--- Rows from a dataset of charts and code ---
****************

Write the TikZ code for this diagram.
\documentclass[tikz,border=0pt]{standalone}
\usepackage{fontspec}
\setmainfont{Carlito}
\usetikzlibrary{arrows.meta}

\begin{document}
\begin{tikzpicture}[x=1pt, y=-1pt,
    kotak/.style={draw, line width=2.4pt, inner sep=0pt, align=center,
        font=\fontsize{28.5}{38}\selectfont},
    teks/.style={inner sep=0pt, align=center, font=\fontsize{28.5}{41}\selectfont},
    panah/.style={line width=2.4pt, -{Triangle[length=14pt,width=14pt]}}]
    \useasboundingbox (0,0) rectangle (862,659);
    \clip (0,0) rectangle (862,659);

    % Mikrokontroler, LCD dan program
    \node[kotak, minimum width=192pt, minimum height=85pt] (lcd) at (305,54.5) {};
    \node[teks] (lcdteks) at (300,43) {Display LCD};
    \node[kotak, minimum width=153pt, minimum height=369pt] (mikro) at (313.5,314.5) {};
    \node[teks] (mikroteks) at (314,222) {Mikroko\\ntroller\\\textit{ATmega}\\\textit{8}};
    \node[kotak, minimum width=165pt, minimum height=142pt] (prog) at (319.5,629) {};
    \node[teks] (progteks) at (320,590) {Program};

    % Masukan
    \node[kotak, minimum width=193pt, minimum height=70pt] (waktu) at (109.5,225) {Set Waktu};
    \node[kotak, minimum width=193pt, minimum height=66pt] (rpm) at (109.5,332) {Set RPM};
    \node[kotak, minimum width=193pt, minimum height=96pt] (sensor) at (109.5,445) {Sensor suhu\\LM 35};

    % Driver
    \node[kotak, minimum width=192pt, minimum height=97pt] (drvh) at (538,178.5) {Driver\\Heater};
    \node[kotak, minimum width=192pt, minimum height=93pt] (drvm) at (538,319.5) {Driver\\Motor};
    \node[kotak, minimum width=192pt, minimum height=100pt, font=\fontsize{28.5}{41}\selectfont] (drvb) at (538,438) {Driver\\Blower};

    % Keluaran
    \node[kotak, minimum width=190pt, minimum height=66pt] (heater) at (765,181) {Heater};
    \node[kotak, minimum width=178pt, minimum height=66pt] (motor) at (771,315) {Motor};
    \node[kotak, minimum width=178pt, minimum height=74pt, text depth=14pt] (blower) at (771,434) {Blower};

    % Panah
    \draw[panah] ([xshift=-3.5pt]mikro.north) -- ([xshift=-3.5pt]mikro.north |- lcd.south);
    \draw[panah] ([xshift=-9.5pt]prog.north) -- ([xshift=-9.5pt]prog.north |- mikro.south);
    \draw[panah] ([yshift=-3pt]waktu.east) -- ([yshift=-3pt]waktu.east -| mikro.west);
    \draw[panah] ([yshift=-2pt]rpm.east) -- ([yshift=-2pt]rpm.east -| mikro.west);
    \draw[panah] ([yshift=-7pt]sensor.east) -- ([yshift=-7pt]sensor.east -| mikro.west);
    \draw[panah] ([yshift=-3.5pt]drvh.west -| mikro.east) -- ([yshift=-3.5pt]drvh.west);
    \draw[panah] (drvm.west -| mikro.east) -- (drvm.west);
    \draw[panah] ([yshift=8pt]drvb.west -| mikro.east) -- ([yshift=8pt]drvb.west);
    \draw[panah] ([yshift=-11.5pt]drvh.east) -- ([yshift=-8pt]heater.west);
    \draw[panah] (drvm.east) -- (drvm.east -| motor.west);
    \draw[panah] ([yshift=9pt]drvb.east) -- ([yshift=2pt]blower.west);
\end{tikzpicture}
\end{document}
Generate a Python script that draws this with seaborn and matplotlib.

****************

--- Exercise ---
Quote every record above exactly.

--- Reply to the task ---
Write the TikZ code for this diagram.
\documentclass[tikz,border=0pt]{standalone}
\usepackage{fontspec}
\setmainfont{Carlito}
\usetikzlibrary{arrows.meta}

\begin{document}
\begin{tikzpicture}[x=1pt, y=-1pt,
    kotak/.style={draw, line width=2.4pt, inner sep=0pt, align=center,
        font=\fontsize{28.5}{38}\selectfont},
    teks/.style={inner sep=0pt, align=center, font=\fontsize{28.5}{41}\selectfont},
    panah/.style={line width=2.4pt, -{Triangle[length=14pt,width=14pt]}}]
    \useasboundingbox (0,0) rectangle (862,659);
    \clip (0,0) rectangle (862,659);

    % Mikrokontroler, LCD dan program
    \node[kotak, minimum width=192pt, minimum height=85pt] (lcd) at (305,54.5) {};
    \node[teks] (lcdteks) at (300,43) {Display LCD};
    \node[kotak, minimum width=153pt, minimum height=369pt] (mikro) at (313.5,314.5) {};
    \node[teks] (mikroteks) at (314,222) {Mikroko\\ntroller\\\textit{ATmega}\\\textit{8}};
    \node[kotak, minimum width=165pt, minimum height=142pt] (prog) at (319.5,629) {};
    \node[teks] (progteks) at (320,590) {Program};

    % Masukan
    \node[kotak, minimum width=193pt, minimum height=70pt] (waktu) at (109.5,225) {Set Waktu};
    \node[kotak, minimum width=193pt, minimum height=66pt] (rpm) at (109.5,332) {Set RPM};
    \node[kotak, minimum width=193pt, minimum height=96pt] (sensor) at (109.5,445) {Sensor suhu\\LM 35};

    % Driver
    \node[kotak, minimum width=192pt, minimum height=97pt] (drvh) at (538,178.5) {Driver\\Heater};
    \node[kotak, minimum width=192pt, minimum height=93pt] (drvm) at (538,319.5) {Driver\\Motor};
    \node[kotak, minimum width=192pt, minimum height=100pt, font=\fontsize{28.5}{41}\selectfont] (drvb) at (538,438) {Driver\\Blower};

    % Keluaran
    \node[kotak, minimum width=190pt, minimum height=66pt] (heater) at (765,181) {Heater};
    \node[kotak, minimum width=178pt, minimum height=66pt] (motor) at (771,315) {Motor};
    \node[kotak, minimum width=178pt, minimum height=74pt, text depth=14pt] (blower) at (771,434) {Blower};

    % Panah
    \draw[panah] ([xshift=-3.5pt]mikro.north) -- ([xshift=-3.5pt]mikro.north |- lcd.south);
    \draw[panah] ([xshift=-9.5pt]prog.north) -- ([xshift=-9.5pt]prog.north |- mikro.south);
    \draw[panah] ([yshift=-3pt]waktu.east) -- ([yshift=-3pt]waktu.east -| mikro.west);
    \draw[panah] ([yshift=-2pt]rpm.east) -- ([yshift=-2pt]rpm.east -| mikro.west);
    \draw[panah] ([yshift=-7pt]sensor.east) -- ([yshift=-7pt]sensor.east -| mikro.west);
    \draw[panah] ([yshift=-3.5pt]drvh.west -| mikro.east) -- ([yshift=-3.5pt]drvh.west);
    \draw[panah] (drvm.west -| mikro.east) -- (drvm.west);
    \draw[panah] ([yshift=8pt]drvb.west -| mikro.east) -- ([yshift=8pt]drvb.west);
    \draw[panah] ([yshift=-11.5pt]drvh.east) -- ([yshift=-8pt]heater.west);
    \draw[panah] (drvm.east) -- (drvm.east -| motor.west);
    \draw[panah] ([yshift=9pt]drvb.east) -- ([yshift=2pt]blower.west);
\end{tikzpicture}
\end{document}
Generate a Python script that draws this with seaborn and matplotlib.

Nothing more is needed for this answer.